Within fifteen (15) days following the completion of the Renovation, the Operator agrees
to provide to the Commission a detailed accounting showing the expenditures. for which
the Commission's Contribution was used, together with supporting invoices, bills or
other evidences of payment, and the unexpended balance, if any, of the Commission's
Contribution. Upon request by the Commission, the Operator will permit duly authorized
representatives of the Commission to review and inspect the Operator's books and
records required to be maintained under Section 4(d). If there is an unexpended balance
of the Commission's Contribution, such balance is to be deposited into the Operating
Account (as defined in Section 8(a), below) and used toward the payment of the expenses
of managing and operating the Facilities.
5. Rebrandine. The Facilities are to be opened to the public and operated under the
name "Hotel Rosemead", and the Operator agrees to take all such actions as may be
necessary to enable the Facilities to be opened and operated under that name. The Parties
acknowledge that proper signage for the Facilities is critical in order to take advantage of
the location of the Facilities and their income generation potential. Subject to applicable
laws, ordinances, rules and regulations, the Commission agrees to use its good faith
efforts to assist the Operator in securing freeway signage for the Facilities facing
Interstate 10 and parking lot signage on the adjacent Levitz's property.
6. Operational Duties. During the Term of this Agreement, the Operator agrees to
undertake and perform to the best of its abilities the day to day operation and
management of the Facilities as a three star - class hotel and for the purpose of
maximizing the public's use of the Facilities and the profits received by the Commission
and the Operator therefrom. The Operator agrees to operate and manage the Facilities in
an efficient, cost-effective and professional manner and in accordance with procedures
and practices followed by other three star -class hotel the Operators in Los Angeles
County, California and the terms of this Agreement. Without limiting the foregoing, the
Operator's duties in this regard will include, without limitation:
(a) Management. Administrative services, including, without limitation,
operational management and oversight, human resources management (including,
without limitation, employee supervision, hiring, discharge and discipline), and the
provision of necessary and appropriate security services.
LA 1{48144325-0179 v3 3
(b) Maintenance. Maintenance and repair (including the making of necessary
replacements) of the Facilities in a first-class, clean and safe condition acceptable to the
Commission, in its reasonable discretion, at all times.

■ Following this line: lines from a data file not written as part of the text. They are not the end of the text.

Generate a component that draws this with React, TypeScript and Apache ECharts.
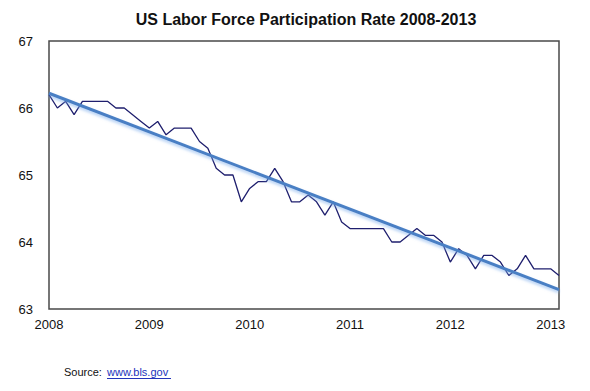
import React, { useEffect, useRef } from "react";
import * as echarts from "echarts";

const TITLE = "US Labor Force Participation Rate 2008-2013";
const START_YEAR = 2008;
// Monthly values, Jan 2008 .. Feb 2013 (month index 0..61)
const rateValues = [
  66.2, 66.0, 66.1, 65.9, 66.1, 66.1, 66.1, 66.1, 66.0, 66.0, 65.9, 65.8,
  65.7, 65.8, 65.6, 65.7, 65.7, 65.7, 65.5, 65.4, 65.1, 65.0, 65.0, 64.6,
  64.8, 64.9, 64.9, 65.1, 64.9, 64.6, 64.6, 64.7, 64.6, 64.4, 64.6, 64.3,
  64.2, 64.2, 64.2, 64.2, 64.2, 64.0, 64.0, 64.1, 64.2, 64.1, 64.1, 64.0,
  63.7, 63.9, 63.8, 63.6, 63.8, 63.8, 63.7, 63.5, 63.6, 63.8, 63.6, 63.6,
  63.6, 63.5,
];
// Trend line end points (month index, value)
const trendIndex = [0, 61];
const trendValues = [66.22, 63.29];
const yTicks = [63, 64, 65, 66, 67];

const FONT = "'Liberation Sans', Arial, Helvetica, sans-serif";

export default function App() {
  const ref = useRef<HTMLDivElement>(null);
  useEffect(() => {
    if (!ref.current) return;
    const chart = echarts.init(ref.current, undefined, { renderer: "svg" });
    chart.setOption({
      animation: false,
      backgroundColor: "#ffffff",
      grid: {
        left: 49,
        right: 31,
        top: 41,
        bottom: 82,
        show: true,
        borderColor: "#4a4a4a",
        borderWidth: 1.5,
        backgroundColor: "transparent",
      },
      xAxis: {
        type: "value",
        min: 0,
        max: rateValues.length - 1,
        interval: 12,
        axisLine: { show: false },
        axisTick: { show: false },
        splitLine: { show: false },
        axisLabel: {
          showMaxLabel: false,
          margin: 9,
          color: "#111",
          fontSize: 13,
          fontFamily: FONT,
          formatter: (v: number) => (v % 12 === 0 ? String(START_YEAR + v / 12) : ""),
        },
      },
      yAxis: {
        type: "value",
        min: yTicks[0],
        max: yTicks[yTicks.length - 1],
        interval: 1,
        axisLine: { show: false },
        axisTick: { show: false },
        splitLine: { show: false },
        axisLabel: {
          margin: 16,
          color: "#111",
          fontSize: 13,
          fontFamily: FONT,
        },
      },
      series: [
        {
          type: "line",
          data: rateValues.map((v, i) => [i, v]),
          symbol: "none",
          lineStyle: { color: "#1f1f6e", width: 1.3 },
          z: 2,
        },
        {
          type: "line",
          data: trendIndex.map((x, i) => [x, trendValues[i]]),
          symbol: "none",
          lineStyle: {
            color: "#4a7fc4",
            width: 3,
            shadowColor: "rgba(120,170,235,0.6)",
            shadowBlur: 3,
            shadowOffsetY: 2,
          },
          z: 3,
        },
      ],
      graphic: [
        {
          type: "text",
          x: 306,
          y: 19,
          style: {
            text: TITLE,
            font: `bold 16px ${FONT}`,
            fill: "#111",
            textAlign: "center",
            textVerticalAlign: "middle",
          },
        },
        {
          type: "text",
          x: 64,
          y: 372,
          style: {
            text: "Source: ",
            font: `11px ${FONT}`,
            fill: "#111",
            textAlign: "left",
            textVerticalAlign: "middle",
          },
        },
        {
          type: "text",
          x: 107,
          y: 372,
          style: {
            text: "www.bls.gov",
            font: `11px ${FONT}`,
            fill: "#2233bb",
            textAlign: "left",
            textVerticalAlign: "middle",
          },
        },
        {
          type: "line",
          shape: { x1: 107, y1: 378.5, x2: 171, y2: 378.5 },
          style: { stroke: "#2233bb", lineWidth: 1 },
        },
      ],
    });
    return () => chart.dispose();
  }, []);
  return <div ref={ref} style={{ width: 590, height: 391, margin: -8 }} />;
}
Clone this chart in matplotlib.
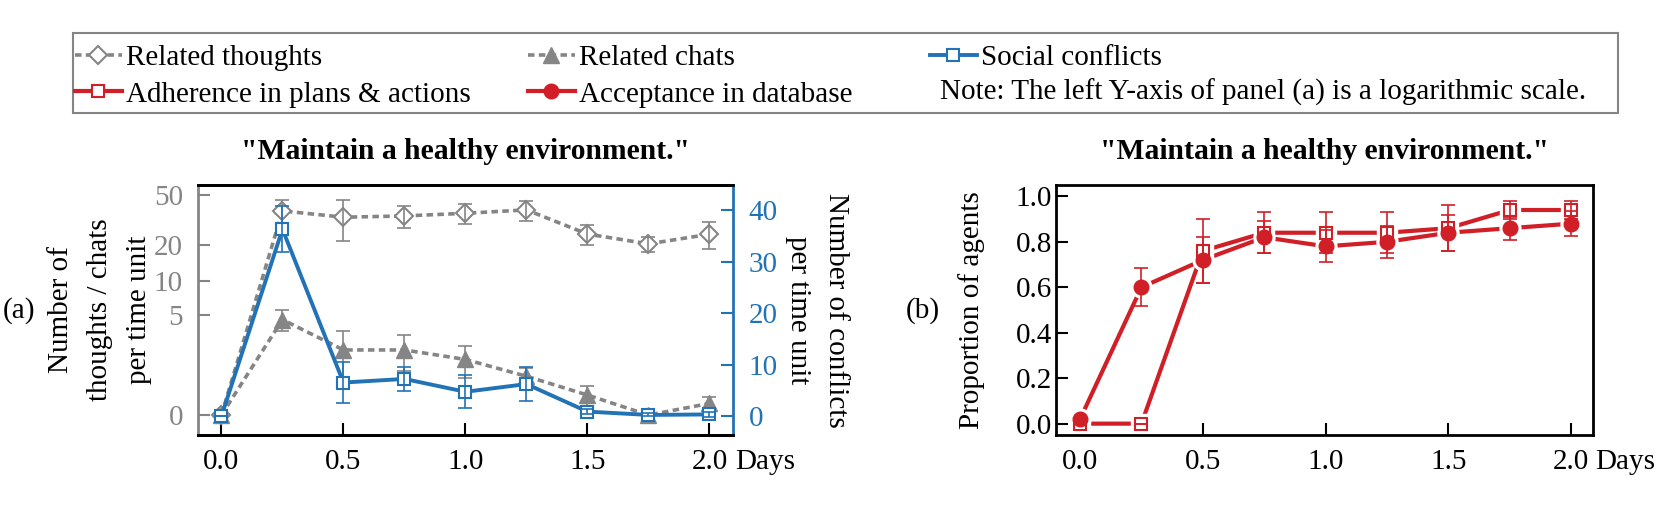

(c) Services and Utilities. Arranging for the provision of all services and
utilities necessary for the efficient operation and maintenance of the Facilities and the
comfort and convenience of guests, including, without limitation, water, electricity, gas,
telephone, internet access, cable or satellite television, laundry facilities, pool cleaning,
window cleaning and rubbish removal.
(d) Taxes. The timely filing of all applicable tax returns and reports,
including, without limitation, income, franchise, sales tax and transient occupancy tax
returns and reports, and the timely payment and remittance of all taxes which are due and
owing.
(e) Accounting. Accounting and bookkeeping services, including, without
limitation, payroll, accounts receivable and accounts payable services and the preparation
of financial statements, revenue forecasts and budgets as required by this Agreement.
(f) Marketing. The promotion and marketing to the public of the Facilities as
a convenient and desirable lodging location and for the purpose of attempting to insure
the financial and operating success of the Facilities.

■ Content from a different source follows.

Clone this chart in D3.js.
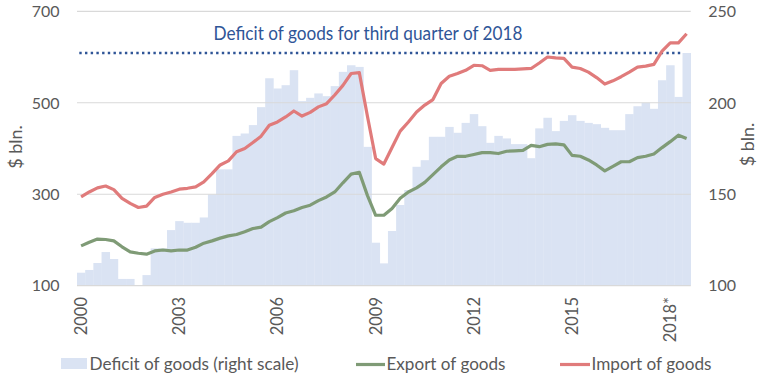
<!DOCTYPE html>
<html>
<head>
<meta charset="utf-8">
<script src="https://cdn.jsdelivr.net/npm/d3@7"></script>
<style>
  body { margin: 0; background: #fff; }
  text { font-family: Lato, "Open Sans", sans-serif; }
</style>
</head>
<body>
<script>
// quarters 2000 Q1 .. 2018 Q3
const years = [2000, 2001, 2002, 2003, 2004, 2005, 2006, 2007, 2008, 2009, 2010, 2011, 2012, 2013, 2014, 2015, 2016, 2017, 2018];
const quarters = [];
years.forEach(y => [1, 2, 3, 4].forEach(q => { if (!(y === 2018 && q === 4)) quarters.push(y + " Q" + q); }));

const tickQuarters = ["2000 Q1", "2003 Q1", "2006 Q1", "2009 Q1", "2012 Q1", "2015 Q1", "2018 Q1"];
const tickLabels = ["2000", "2003", "2006", "2009", "2012", "2015", "2018*"];
const leftTicks = [100, 300, 500, 700];
const rightTicks = [100, 150, 200, 250];

// deficit of goods, $ bln (right scale)
const deficit = [
  107.1, 108.6, 112.4, 118.4, 114.6, 103.7, 103.7, 99, 105.8, 120.4,
  120.4, 130.4, 135.3, 134.4, 134.4, 137.3, 149.9, 163.6, 163.6, 181.9,
  183.2, 187.8, 197.6, 213.4, 207.8, 209.6, 217.8, 200.9, 202.7, 205.1,
  203.6, 209.1, 216.9, 220.5, 219.6, 175.9, 123.5, 112.2, 129.9, 144.1,
  152.3, 165, 168.6, 181.4, 181.4, 186.8, 183.6, 189, 193.8, 187.2,
  178.1, 181.9, 180.5, 177.4, 177.4, 169.7, 186, 191.8, 184.5, 190.1,
  193.2, 190.1, 189, 188.3, 186.3, 185, 185, 193.8, 198.1, 200,
  196.7, 212.3, 220.5, 203.2, 227.2
];
// export of goods, $ bln (left scale)
const exports = [
  187, 195, 202, 201, 198, 185, 174, 171, 169, 176,
  178, 176, 178, 178, 184, 193, 198, 204, 209, 212,
  218, 225, 228, 240, 249, 259, 264, 271, 276, 286,
  294, 305, 325, 344, 348, 297, 254, 254, 269, 291,
  305, 314, 326, 343, 360, 375, 383, 383, 387, 391,
  391, 389, 394, 395, 396, 407, 404, 409, 410, 408,
  385, 383, 375, 364, 351, 361, 371, 371, 380, 383,
  388, 402, 415, 429, 422
];
// import of goods, $ bln (left scale)
const imports = [
  294, 305, 314, 318, 310, 291, 280, 271, 274, 293,
  300, 305, 311, 313, 316, 327, 345, 364, 373, 393,
  400, 413, 427, 451, 458, 469, 482, 471, 479, 491,
  498, 517, 538, 564, 566, 470, 378, 366, 402, 438,
  458, 480, 495, 507, 542, 558, 564, 571, 582, 581,
  571, 573, 573, 573, 574, 575, 587, 600, 598, 597,
  578, 575, 567, 555, 541, 548, 557, 567, 578, 580,
  584, 613, 631, 631, 651
];

const title = "Deficit of goods for third quarter of 2018";

const width = 765, height = 384;
const barColor = "#dae3f3", exportColor = "#7f9b76", importColor = "#e07b7b";
const axisColor = "#595959", gridColor = "#d9d9d9", blue = "#2f5597";

const svg = d3.select("body").append("svg")
  .attr("width", width)
  .attr("height", height);

const x = d3.scaleBand().domain(quarters).range([77, 690.7]).padding(0);
const yL = d3.scaleLinear().domain([100, 700]).range([285.7, 11.3]);
const yR = d3.scaleLinear().domain([100, 250]).range([285.7, 11.3]);

// bars (deficit)
svg.append("g")
  .selectAll("rect")
  .data(quarters)
  .enter()
  .append("rect")
  .attr("x", d => x(d))
  .attr("width", x.bandwidth() + 0.3)
  .attr("y", (d, i) => yR(Math.max(deficit[i], 100)))
  .attr("height", (d, i) => yR(100) - yR(Math.max(deficit[i], 100)))
  .attr("fill", barColor);

// gridlines
svg.append("g")
  .selectAll("line")
  .data(leftTicks)
  .enter()
  .append("line")
  .attr("x1", 77).attr("x2", 690.7)
  .attr("y1", d => yL(d)).attr("y2", d => yL(d))
  .attr("stroke", gridColor)
  .attr("stroke-width", 1.2);

// dotted line at last deficit value
const last = quarters.length - 1;
svg.append("line")
  .attr("x1", 79.3).attr("x2", 682)
  .attr("y1", yR(deficit[last])).attr("y2", yR(deficit[last]))
  .attr("stroke", blue)
  .attr("stroke-width", 2.4)
  .attr("stroke-dasharray", "2.4 3.3");

svg.append("text")
  .attr("x", 368).attr("y", 40)
  .attr("text-anchor", "middle")
  .attr("font-size", 18.5)
  .attr("fill", blue)
  .attr("textLength", 309)
  .attr("lengthAdjust", "spacingAndGlyphs")
  .text(title);

// lines
const line = vals => d3.line()
  .x((d, i) => x(quarters[i]) + x.bandwidth() / 2)
  .y(d => yL(d))(vals);

svg.append("path")
  .attr("d", line(exports))
  .attr("fill", "none")
  .attr("stroke", exportColor)
  .attr("stroke-width", 3.2)
  .attr("stroke-linejoin", "round");

svg.append("path")
  .attr("d", line(imports))
  .attr("fill", "none")
  .attr("stroke", importColor)
  .attr("stroke-width", 3.2)
  .attr("stroke-linejoin", "round");

// left axis labels
svg.append("g")
  .selectAll("text")
  .data(leftTicks)
  .enter()
  .append("text")
  .attr("x", 59.5)
  .attr("y", d => yL(d))
  .attr("dy", "0.36em")
  .attr("text-anchor", "end")
  .attr("font-size", 16)
  .attr("fill", axisColor)
  .text(d => d);

// right axis labels
svg.append("g")
  .selectAll("text")
  .data(rightTicks)
  .enter()
  .append("text")
  .attr("x", 708.3)
  .attr("y", d => yR(d))
  .attr("dy", "0.36em")
  .attr("font-size", 16)
  .attr("fill", axisColor)
  .text(d => d);

// x labels
svg.append("g")
  .selectAll("text")
  .data(tickQuarters)
  .enter()
  .append("text")
  .attr("transform", d => "translate(" + (x(d) + x.bandwidth() / 2) + ",297) rotate(-90)")
  .attr("dy", "0.36em")
  .attr("text-anchor", "end")
  .attr("font-size", 16.5)
  .attr("fill", axisColor)
  .text((d, i) => tickLabels[i]);

// axis titles
svg.append("text")
  .attr("transform", "translate(22,147) rotate(-90)")
  .attr("text-anchor", "middle")
  .attr("font-size", 18)
  .attr("fill", axisColor)
  .text("$ bln.");

svg.append("text")
  .attr("transform", "translate(754,144.5) rotate(-90)")
  .attr("text-anchor", "middle")
  .attr("font-size", 18)
  .attr("fill", axisColor)
  .text("$ bln.");

// legend
const legend = svg.append("g");
legend.append("rect")
  .attr("x", 61).attr("y", 358).attr("width", 26).attr("height", 11)
  .attr("fill", barColor);
legend.append("text")
  .attr("x", 89.5).attr("y", 370)
  .attr("font-size", 17.5).attr("fill", axisColor)
  .attr("textLength", 209).attr("lengthAdjust", "spacingAndGlyphs")
  .text("Deficit of goods (right scale)");

legend.append("line")
  .attr("x1", 356).attr("x2", 385).attr("y1", 364.5).attr("y2", 364.5)
  .attr("stroke", exportColor).attr("stroke-width", 3.2);
legend.append("text")
  .attr("x", 386.5).attr("y", 370)
  .attr("font-size", 17.5).attr("fill", axisColor)
  .attr("textLength", 119).attr("lengthAdjust", "spacingAndGlyphs")
  .text("Export of goods");

legend.append("line")
  .attr("x1", 560).attr("x2", 590).attr("y1", 364.5).attr("y2", 364.5)
  .attr("stroke", importColor).attr("stroke-width", 3.2);
legend.append("text")
  .attr("x", 591.5).attr("y", 370)
  .attr("font-size", 17.5).attr("fill", axisColor)
  .attr("textLength", 120).attr("lengthAdjust", "spacingAndGlyphs")
  .text("Import of goods");
</script>
</body>
</html>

7. Operating Budget. Except as otherwise provided in this Agreement, the Operator
will not be required to expend its own funds in performing its duties under this
Agreement. Rather, all expenses of operating and managing the Facilities are intended to
be paid for from the revenues generated from the operation of the Facilities. Within sixty
(60) days following the execution of this Agreement by the parties, the Operator will
provide to the Commission for the Commission's approval a reasonably detailed
proposed operating budget (the "Proposed Operating Budget") for the Facilities. The
Proposed Operating Budget will show projected revenues and expenses on a monthly
basis, together with proposed room rates, for the first year of the Term. Upon approval
by the Commission, which approval will not be unreasonably withheld, the Proposed
Operating Budget will constitute the "Approved Operating Budget" for the first year of
the Term. Thereafter, not less than thirty (30) days prior to the end of each succeeding
year of the Term, the Operator will provide the Commission for the Commission's
approval a Proposed Operating Budget for the next ensuring year of the Term showing
projected revenues and expenses on a monthly basis, together with proposed room rates,
for such year. Upon approval by the Commission, which approval will not be
unreasonably withheld, such Proposed Operating Budget will constitute the Approved
Operating Budget for such next ensuing year of the Term.

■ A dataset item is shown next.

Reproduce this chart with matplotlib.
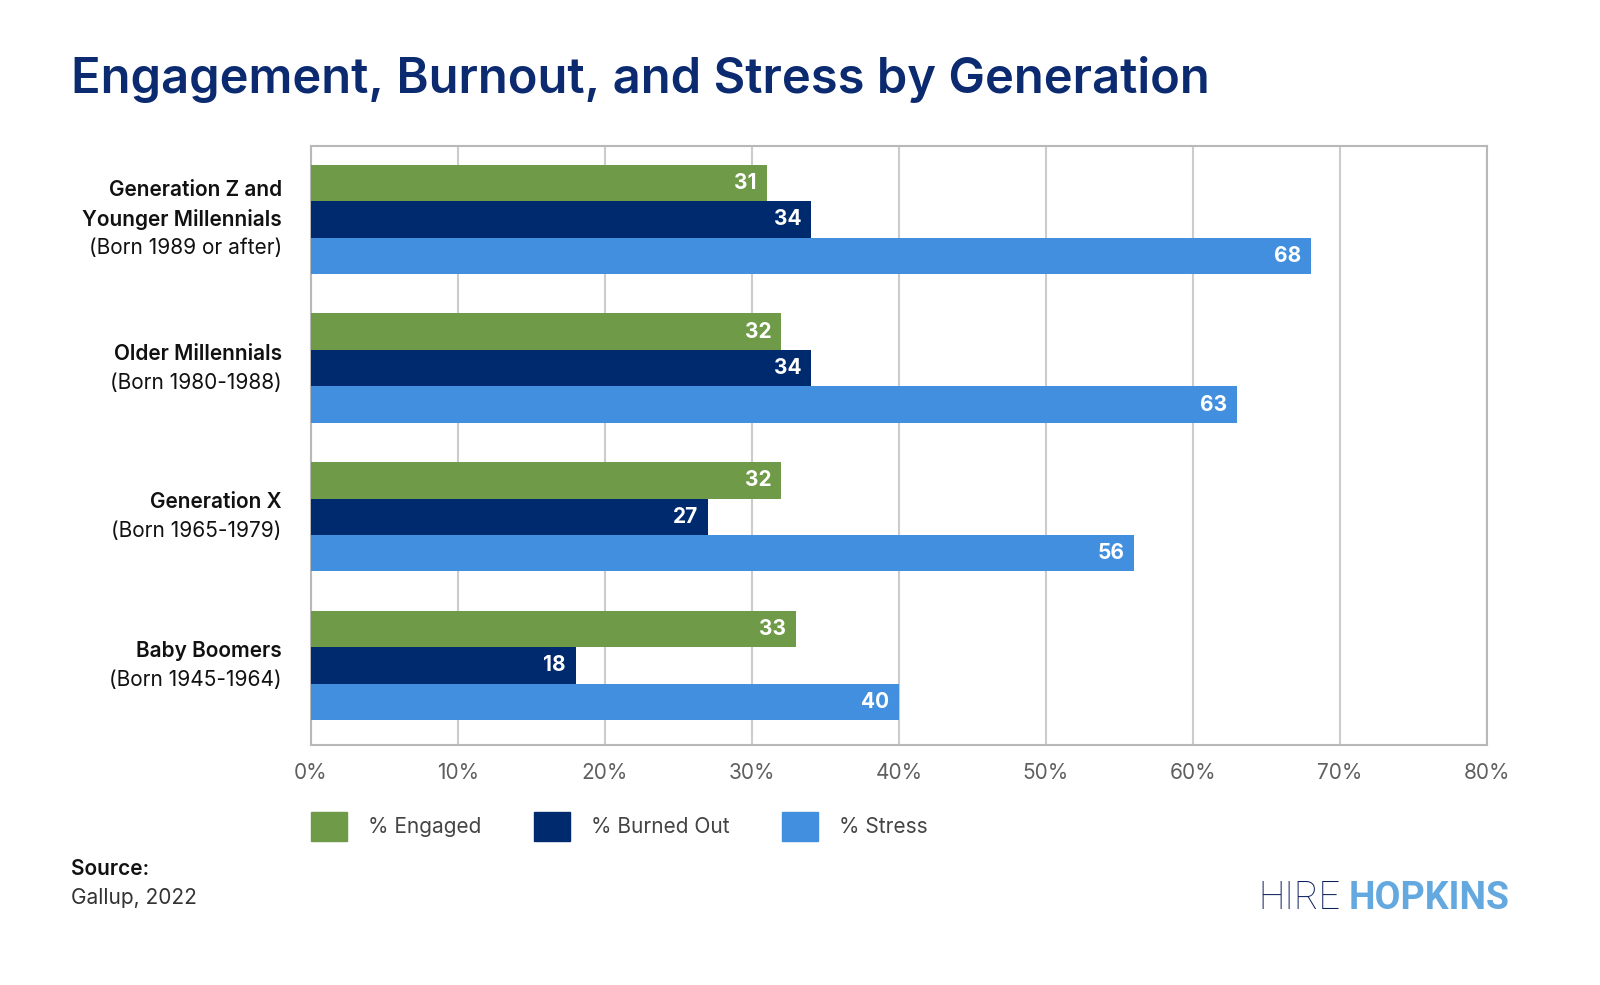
import numpy as np
import matplotlib.pyplot as plt
from matplotlib.patches import Patch

# data (percent)
groups = [["Generation Z and", "Younger Millennials"], ["Older Millennials"],
          ["Generation X"], ["Baby Boomers"]]
born = ["(Born 1989 or after)", "(Born 1980-1988)", "(Born 1965-1979)", "(Born 1945-1964)"]
series = ["% Engaged", "% Burned Out", "% Stress"]
engaged = [31, 32, 32, 33]
burned_out = [34, 34, 27, 18]
stress = [68, 63, 56, 40]
xticks = [0, 10, 20, 30, 40, 50, 60, 70, 80]

colours = ['#6f9a48', '#002a6e', '#418fde']
navy = '#0b2a6f'

plt.rcParams['font.family'] = ['Inter', 'DejaVu Sans']

fig = plt.figure(figsize=(16, 9.85), dpi=100)
ax = fig.add_axes([311/1600, 1-745/985, (1487-311)/1600, (745-146)/985])

y = np.arange(len(groups))
h = 0.245
for k, vals in enumerate([engaged, burned_out, stress]):
    bars = ax.barh(y + (k-1)*h, vals, height=h, color=colours[k], zorder=3)
    for b, v in zip(bars, vals):
        ax.annotate(str(v), xy=(b.get_width(), b.get_y() + h/2), xytext=(-7, 0),
                    textcoords='offset points', ha='right', va='center',
                    color='white', fontsize=15, fontweight='bold', zorder=4)

ax.set_xlim(0, 80)
ax.set_ylim(3.535, -0.494)
ax.set_xticks(xticks)
ax.set_xticklabels([f"{t}%" for t in xticks], fontsize=15, color='#5f5f5f')
ax.tick_params(axis='x', length=0, pad=13)
ax.set_yticks([])
ax.grid(axis='x', color='#cccccc', linewidth=1.5, zorder=0)
for s in ax.spines.values():
    s.set_color('#b8b8b8')
    s.set_linewidth(1.5)

# category labels
for i, (names, b) in enumerate(zip(groups, born)):
    lines = names + [b]
    n = len(lines)
    for j, line in enumerate(lines):
        ax.annotate(line, xy=(0, i), xycoords=ax.get_yaxis_transform(),
                    xytext=(-21, ((n-1)/2 - j)*20.9), textcoords='offset points',
                    ha='right', va='center', fontsize=15, color='#111111',
                    fontweight='semibold' if j < n-1 else 'normal')

fig.text(71/1600, 1-93/985, "Engagement, Burnout, and Stress by Generation",
         fontsize=35.2, fontweight='semibold', color=navy, va='baseline')

handles = [Patch(color=c) for c in colours]
fig.legend(handles, series, loc='upper left', bbox_to_anchor=(311/1600, 1-812/985),
           ncol=3, frameon=False, fontsize=15, handlelength=1.75, handleheight=1.75,
           handletextpad=1.0, columnspacing=2.5, borderpad=0, borderaxespad=0,
           labelcolor='#444444')

fig.text(71/1600, 1-869/985, "Source:", fontsize=15, fontweight='semibold',
         color='#111111', va='center')
fig.text(71/1600, 1-898/985, "Gallup, 2022", fontsize=15, color='#333333', va='center')

# logo
logo_font = ['Roboto', 'DejaVu Sans']
fig.text(1258/1600, 1-909/985, "HIRE", fontsize=27, fontweight='light',
         color='#0b1f5c', family=logo_font, va='baseline', ha='left')
fig.text(1510/1600, 1-909/985, "HOPKINS", fontsize=27, fontweight='bold',
         color='#64a8e0', family=logo_font, va='baseline', ha='right')

fig.savefig('out.png', dpi=100)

8. Receipts and Disbursements. The Operator's receipt and disbursement of funds
and revenues relating to the Facilities will be in accordance with the following:
LA #4814-0325-0179 0 4
• •
(a) Operating Account. All funds and revenues collected or received in
connection with or attributable to the operation of the Facilities are to be promptly
deposited into a separate bank account established and maintained with a bank mutually
acceptable to the Parties and whose deposits are insured by the Federal Deposit Insurance
Corporation (the "Operating Account"). All funds in the Operating Account are the
property of the Commission and are held in trust and managed for the Commission by the
Operator. No payments from the Operating Account are to be made unless made in
accordance with this Agreement.
(b) Disbursements. The Operator is only authorized to disburse the funds and
revenues deposited in the Operating Account for the payment of the expenses of
managing and operating the Facilities as provided in this Agreement and in accordance
with the Approved Operating Budget, and for no other purpose.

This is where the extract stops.